Figure scripts:
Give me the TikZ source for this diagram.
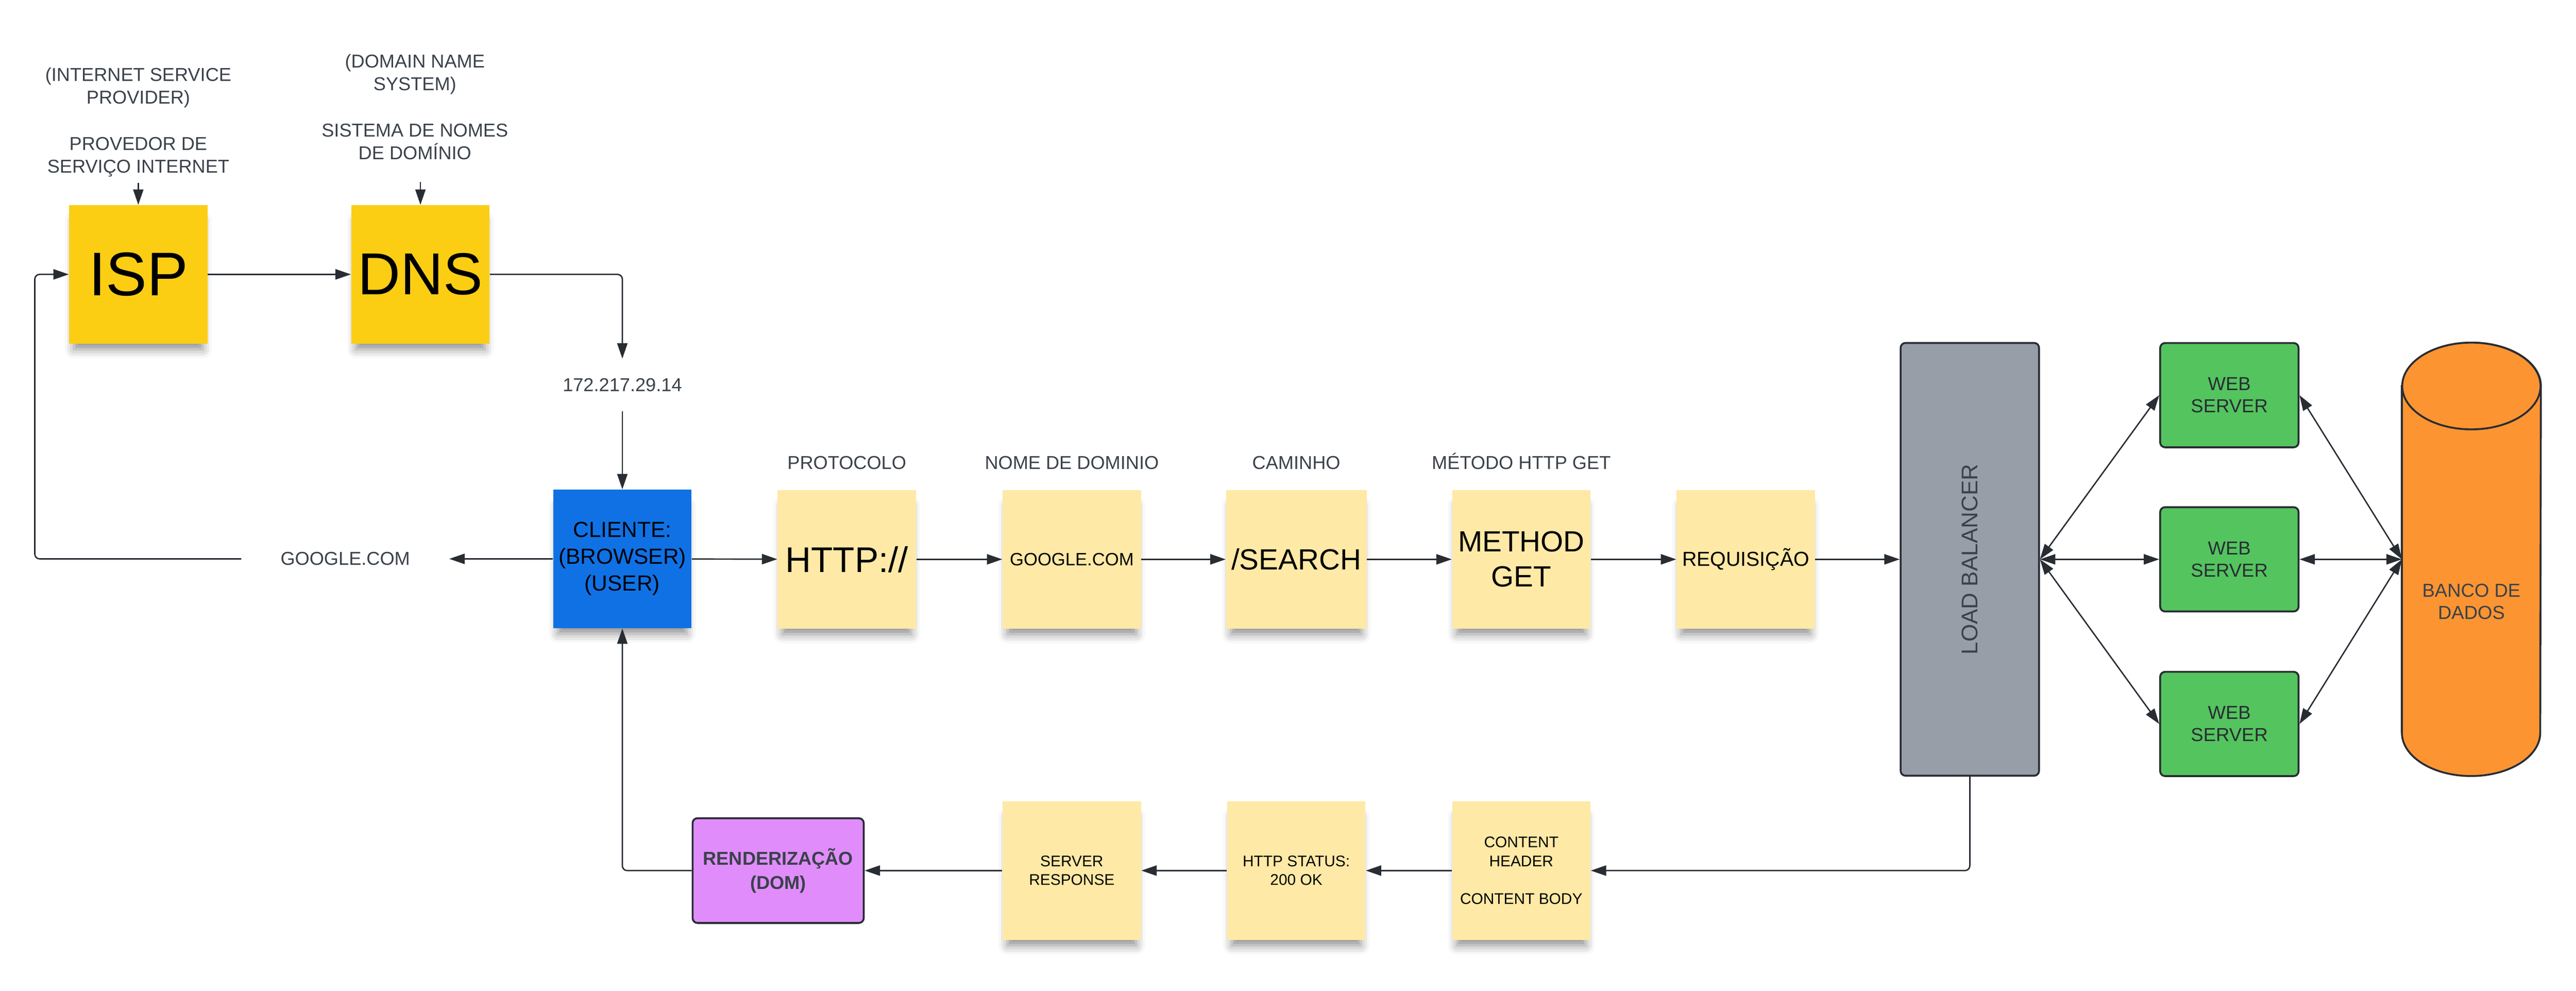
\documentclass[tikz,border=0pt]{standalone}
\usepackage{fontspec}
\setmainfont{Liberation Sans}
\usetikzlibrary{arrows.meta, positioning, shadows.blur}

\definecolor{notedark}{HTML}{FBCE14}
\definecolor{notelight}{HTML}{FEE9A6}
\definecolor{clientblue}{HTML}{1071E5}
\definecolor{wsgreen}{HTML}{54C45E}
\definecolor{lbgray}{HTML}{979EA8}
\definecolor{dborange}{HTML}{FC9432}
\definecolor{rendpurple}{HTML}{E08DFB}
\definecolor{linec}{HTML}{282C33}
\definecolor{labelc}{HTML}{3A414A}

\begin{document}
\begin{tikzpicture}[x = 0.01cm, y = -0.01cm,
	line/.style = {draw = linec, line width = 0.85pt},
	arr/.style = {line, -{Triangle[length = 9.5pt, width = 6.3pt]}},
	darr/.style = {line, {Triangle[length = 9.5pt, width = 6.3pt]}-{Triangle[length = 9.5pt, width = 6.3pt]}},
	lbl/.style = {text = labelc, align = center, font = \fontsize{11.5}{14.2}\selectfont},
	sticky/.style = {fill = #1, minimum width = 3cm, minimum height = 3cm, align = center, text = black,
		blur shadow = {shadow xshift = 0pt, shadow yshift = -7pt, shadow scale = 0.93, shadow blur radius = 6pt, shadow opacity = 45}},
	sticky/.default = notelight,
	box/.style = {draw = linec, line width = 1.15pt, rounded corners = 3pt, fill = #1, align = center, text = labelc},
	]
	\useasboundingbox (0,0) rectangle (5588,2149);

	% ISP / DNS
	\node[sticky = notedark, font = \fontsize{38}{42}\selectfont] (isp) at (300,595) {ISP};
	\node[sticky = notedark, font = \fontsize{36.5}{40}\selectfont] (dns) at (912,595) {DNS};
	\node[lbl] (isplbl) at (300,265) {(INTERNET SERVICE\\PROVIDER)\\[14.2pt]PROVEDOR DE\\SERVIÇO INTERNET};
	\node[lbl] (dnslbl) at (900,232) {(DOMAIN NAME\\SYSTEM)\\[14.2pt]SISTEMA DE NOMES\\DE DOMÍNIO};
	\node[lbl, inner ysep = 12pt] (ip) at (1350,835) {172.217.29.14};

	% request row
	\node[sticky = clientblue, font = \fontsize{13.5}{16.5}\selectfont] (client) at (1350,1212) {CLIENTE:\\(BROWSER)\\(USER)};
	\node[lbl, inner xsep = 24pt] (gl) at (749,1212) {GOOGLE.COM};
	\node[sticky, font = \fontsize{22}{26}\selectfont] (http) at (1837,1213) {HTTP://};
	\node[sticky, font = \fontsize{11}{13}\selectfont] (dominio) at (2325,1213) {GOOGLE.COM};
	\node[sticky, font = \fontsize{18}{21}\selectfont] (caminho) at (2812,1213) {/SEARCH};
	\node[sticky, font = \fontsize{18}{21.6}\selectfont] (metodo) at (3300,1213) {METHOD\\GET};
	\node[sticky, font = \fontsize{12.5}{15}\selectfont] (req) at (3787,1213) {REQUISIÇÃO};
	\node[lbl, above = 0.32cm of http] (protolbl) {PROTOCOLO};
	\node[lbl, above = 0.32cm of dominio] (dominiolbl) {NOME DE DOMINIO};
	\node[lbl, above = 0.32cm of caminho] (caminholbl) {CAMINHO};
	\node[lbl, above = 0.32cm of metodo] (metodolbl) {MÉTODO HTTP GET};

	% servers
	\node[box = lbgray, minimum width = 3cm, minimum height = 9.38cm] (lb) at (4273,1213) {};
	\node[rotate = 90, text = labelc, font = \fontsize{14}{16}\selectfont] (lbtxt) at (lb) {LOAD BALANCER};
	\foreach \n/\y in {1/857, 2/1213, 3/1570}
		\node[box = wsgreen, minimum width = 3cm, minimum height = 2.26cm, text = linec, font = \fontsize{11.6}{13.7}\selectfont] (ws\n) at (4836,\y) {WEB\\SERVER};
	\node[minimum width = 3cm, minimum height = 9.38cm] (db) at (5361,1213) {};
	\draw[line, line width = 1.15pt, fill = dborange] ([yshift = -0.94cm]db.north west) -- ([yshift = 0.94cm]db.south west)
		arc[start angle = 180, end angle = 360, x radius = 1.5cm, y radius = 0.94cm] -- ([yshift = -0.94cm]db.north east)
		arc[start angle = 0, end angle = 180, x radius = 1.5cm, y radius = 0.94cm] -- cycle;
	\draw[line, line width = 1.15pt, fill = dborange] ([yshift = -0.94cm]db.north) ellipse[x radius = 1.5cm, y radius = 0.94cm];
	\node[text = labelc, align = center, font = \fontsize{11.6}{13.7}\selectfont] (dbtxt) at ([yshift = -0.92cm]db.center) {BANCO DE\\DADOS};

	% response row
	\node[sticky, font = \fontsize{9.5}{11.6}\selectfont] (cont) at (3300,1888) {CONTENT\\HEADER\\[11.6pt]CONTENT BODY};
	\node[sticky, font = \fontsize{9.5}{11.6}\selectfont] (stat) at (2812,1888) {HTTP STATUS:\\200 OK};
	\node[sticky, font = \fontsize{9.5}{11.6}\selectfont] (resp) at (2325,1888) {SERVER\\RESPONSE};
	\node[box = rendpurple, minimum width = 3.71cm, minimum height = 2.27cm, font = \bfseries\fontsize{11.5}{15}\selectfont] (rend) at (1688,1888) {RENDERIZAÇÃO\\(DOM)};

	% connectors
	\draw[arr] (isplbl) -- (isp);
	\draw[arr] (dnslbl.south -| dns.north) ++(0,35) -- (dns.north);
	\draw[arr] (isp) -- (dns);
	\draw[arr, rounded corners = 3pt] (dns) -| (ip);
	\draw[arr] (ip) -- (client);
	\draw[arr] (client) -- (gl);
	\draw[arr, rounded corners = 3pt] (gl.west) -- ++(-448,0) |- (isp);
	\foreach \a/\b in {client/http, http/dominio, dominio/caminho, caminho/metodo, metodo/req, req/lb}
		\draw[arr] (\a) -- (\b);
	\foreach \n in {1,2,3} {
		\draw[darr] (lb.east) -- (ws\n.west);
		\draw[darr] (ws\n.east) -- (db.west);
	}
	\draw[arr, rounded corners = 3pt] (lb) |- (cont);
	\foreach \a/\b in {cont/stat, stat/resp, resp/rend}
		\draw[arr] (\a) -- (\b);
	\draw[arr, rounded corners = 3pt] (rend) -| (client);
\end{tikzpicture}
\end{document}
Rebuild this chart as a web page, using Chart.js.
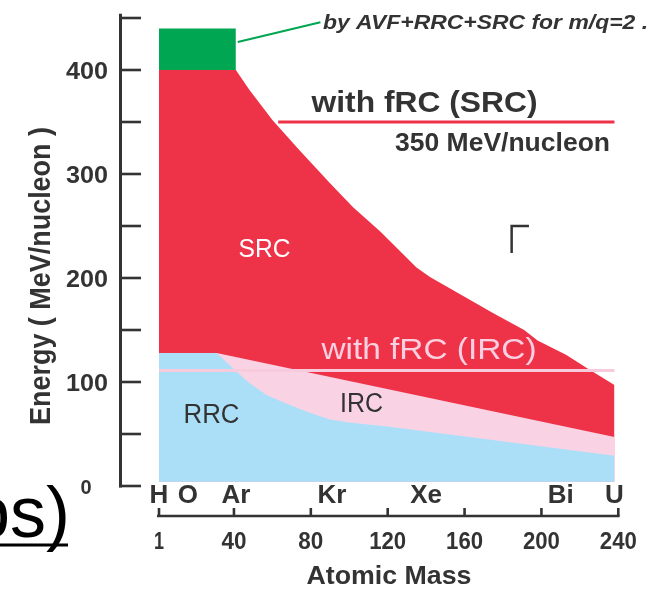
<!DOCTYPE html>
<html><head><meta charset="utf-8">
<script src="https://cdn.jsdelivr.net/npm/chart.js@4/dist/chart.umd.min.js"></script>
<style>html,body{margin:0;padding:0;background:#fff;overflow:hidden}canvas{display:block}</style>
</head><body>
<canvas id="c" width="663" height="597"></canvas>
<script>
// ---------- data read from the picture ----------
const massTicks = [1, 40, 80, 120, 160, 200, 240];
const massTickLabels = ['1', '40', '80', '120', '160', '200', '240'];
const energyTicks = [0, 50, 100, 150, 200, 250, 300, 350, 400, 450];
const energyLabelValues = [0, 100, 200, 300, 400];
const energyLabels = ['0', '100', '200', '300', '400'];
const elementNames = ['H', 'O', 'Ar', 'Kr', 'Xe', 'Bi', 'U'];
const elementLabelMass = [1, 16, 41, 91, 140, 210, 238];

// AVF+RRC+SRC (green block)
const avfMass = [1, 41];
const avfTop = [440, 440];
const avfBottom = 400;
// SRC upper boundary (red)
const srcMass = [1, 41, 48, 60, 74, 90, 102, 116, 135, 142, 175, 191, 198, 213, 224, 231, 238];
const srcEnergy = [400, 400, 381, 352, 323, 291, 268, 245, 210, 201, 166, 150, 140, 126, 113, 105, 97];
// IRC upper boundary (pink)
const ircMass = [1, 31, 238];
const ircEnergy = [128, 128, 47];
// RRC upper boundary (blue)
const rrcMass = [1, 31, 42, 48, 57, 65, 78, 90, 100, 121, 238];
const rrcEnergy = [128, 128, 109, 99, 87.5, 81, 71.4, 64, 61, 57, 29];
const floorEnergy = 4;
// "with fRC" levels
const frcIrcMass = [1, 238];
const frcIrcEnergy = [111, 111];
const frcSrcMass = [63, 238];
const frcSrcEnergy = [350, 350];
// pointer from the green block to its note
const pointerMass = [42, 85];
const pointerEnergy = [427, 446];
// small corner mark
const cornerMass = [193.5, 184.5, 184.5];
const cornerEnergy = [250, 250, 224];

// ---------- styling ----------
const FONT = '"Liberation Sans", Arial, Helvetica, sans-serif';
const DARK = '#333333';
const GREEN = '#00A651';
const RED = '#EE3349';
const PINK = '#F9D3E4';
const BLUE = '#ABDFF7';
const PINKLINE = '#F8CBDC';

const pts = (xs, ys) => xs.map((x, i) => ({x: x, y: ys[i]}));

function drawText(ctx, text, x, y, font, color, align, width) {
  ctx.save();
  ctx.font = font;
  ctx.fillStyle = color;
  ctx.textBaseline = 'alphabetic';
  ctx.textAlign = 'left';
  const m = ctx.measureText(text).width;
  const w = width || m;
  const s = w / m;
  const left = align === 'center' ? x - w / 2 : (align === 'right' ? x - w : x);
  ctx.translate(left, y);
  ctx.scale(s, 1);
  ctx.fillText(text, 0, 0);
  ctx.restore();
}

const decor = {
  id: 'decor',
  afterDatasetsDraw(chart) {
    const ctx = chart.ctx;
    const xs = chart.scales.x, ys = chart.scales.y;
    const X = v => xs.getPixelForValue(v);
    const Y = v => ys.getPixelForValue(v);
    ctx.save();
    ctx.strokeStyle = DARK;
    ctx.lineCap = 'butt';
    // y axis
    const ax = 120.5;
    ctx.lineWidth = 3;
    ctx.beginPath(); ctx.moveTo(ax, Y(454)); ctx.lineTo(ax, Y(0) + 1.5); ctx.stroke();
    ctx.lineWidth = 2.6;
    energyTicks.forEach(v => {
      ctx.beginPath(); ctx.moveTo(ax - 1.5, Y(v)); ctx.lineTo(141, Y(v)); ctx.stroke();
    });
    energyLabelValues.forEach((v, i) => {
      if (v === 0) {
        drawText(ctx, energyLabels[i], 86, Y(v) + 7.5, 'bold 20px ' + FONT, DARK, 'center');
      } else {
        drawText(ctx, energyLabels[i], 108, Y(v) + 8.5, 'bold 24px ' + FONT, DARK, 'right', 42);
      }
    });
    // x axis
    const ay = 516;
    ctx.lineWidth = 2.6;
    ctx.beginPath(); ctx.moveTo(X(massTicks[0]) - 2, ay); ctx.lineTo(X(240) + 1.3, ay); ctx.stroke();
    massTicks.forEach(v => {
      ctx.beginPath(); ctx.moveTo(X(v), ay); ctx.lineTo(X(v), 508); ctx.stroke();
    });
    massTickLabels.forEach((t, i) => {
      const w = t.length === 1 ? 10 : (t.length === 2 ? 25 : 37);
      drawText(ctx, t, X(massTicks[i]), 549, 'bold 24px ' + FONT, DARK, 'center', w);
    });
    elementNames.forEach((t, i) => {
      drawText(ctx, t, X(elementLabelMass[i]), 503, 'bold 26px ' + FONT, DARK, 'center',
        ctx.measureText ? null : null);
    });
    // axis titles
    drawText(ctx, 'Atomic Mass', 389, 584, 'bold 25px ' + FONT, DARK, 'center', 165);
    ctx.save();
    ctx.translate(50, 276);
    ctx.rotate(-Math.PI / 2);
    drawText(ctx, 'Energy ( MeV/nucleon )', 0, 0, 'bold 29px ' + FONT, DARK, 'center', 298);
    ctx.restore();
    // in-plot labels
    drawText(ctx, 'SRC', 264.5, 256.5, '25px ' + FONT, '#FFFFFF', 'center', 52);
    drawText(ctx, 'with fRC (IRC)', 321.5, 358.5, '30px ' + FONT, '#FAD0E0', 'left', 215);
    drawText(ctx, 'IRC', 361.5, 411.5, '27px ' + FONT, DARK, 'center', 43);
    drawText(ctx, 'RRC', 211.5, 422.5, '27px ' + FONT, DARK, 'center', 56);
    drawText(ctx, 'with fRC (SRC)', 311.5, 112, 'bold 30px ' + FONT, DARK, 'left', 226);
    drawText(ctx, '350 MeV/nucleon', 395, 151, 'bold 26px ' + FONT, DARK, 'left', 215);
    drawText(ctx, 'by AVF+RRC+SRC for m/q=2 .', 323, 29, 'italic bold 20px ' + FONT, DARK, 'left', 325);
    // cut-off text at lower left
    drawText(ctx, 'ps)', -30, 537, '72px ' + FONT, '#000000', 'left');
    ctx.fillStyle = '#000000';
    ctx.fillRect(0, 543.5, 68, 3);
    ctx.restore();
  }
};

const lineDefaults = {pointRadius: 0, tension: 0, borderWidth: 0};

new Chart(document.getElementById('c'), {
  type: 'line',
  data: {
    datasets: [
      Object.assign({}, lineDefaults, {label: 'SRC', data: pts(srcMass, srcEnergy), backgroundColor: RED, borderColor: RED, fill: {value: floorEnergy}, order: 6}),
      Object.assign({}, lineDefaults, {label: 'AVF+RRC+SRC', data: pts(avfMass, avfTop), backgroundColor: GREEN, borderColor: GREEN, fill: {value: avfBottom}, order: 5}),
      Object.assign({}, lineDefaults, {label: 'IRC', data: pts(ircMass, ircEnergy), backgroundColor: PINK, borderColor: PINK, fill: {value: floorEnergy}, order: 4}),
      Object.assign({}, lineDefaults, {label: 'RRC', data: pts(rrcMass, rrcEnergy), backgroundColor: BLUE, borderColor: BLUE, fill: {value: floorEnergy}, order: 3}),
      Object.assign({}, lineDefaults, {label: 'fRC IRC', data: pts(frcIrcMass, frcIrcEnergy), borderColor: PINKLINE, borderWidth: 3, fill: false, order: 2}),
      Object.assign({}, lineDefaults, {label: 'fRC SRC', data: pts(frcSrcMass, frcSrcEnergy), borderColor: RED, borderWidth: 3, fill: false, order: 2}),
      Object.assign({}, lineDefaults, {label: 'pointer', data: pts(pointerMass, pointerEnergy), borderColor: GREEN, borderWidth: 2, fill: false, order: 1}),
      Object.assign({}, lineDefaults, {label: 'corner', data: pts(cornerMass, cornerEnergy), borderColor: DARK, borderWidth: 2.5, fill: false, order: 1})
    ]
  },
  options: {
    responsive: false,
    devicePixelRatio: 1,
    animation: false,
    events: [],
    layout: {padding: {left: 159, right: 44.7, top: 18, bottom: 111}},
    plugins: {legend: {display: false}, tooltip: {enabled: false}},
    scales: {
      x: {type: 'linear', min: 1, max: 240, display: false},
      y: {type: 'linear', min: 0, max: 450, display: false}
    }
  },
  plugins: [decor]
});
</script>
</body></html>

**EXERCISE REQUIREMENTS**
Retype, word for word, only the lines from the one containing "Rebuild this chart" through the one containing "const elementLabelMass = [1, 16, 41, 91, 140, 210, 238];", both included, and leave out any pictures.

**TASK OUTPUT**
Rebuild this chart as a web page, using Chart.js.
<!DOCTYPE html>
<html><head><meta charset="utf-8">
<script src="https://cdn.jsdelivr.net/npm/chart.js@4/dist/chart.umd.min.js"></script>
<style>html,body{margin:0;padding:0;background:#fff;overflow:hidden}canvas{display:block}</style>
</head><body>
<canvas id="c" width="663" height="597"></canvas>
<script>
// ---------- data read from the picture ----------
const massTicks = [1, 40, 80, 120, 160, 200, 240];
const massTickLabels = ['1', '40', '80', '120', '160', '200', '240'];
const energyTicks = [0, 50, 100, 150, 200, 250, 300, 350, 400, 450];
const energyLabelValues = [0, 100, 200, 300, 400];
const energyLabels = ['0', '100', '200', '300', '400'];
const elementNames = ['H', 'O', 'Ar', 'Kr', 'Xe', 'Bi', 'U'];
const elementLabelMass = [1, 16, 41, 91, 140, 210, 238];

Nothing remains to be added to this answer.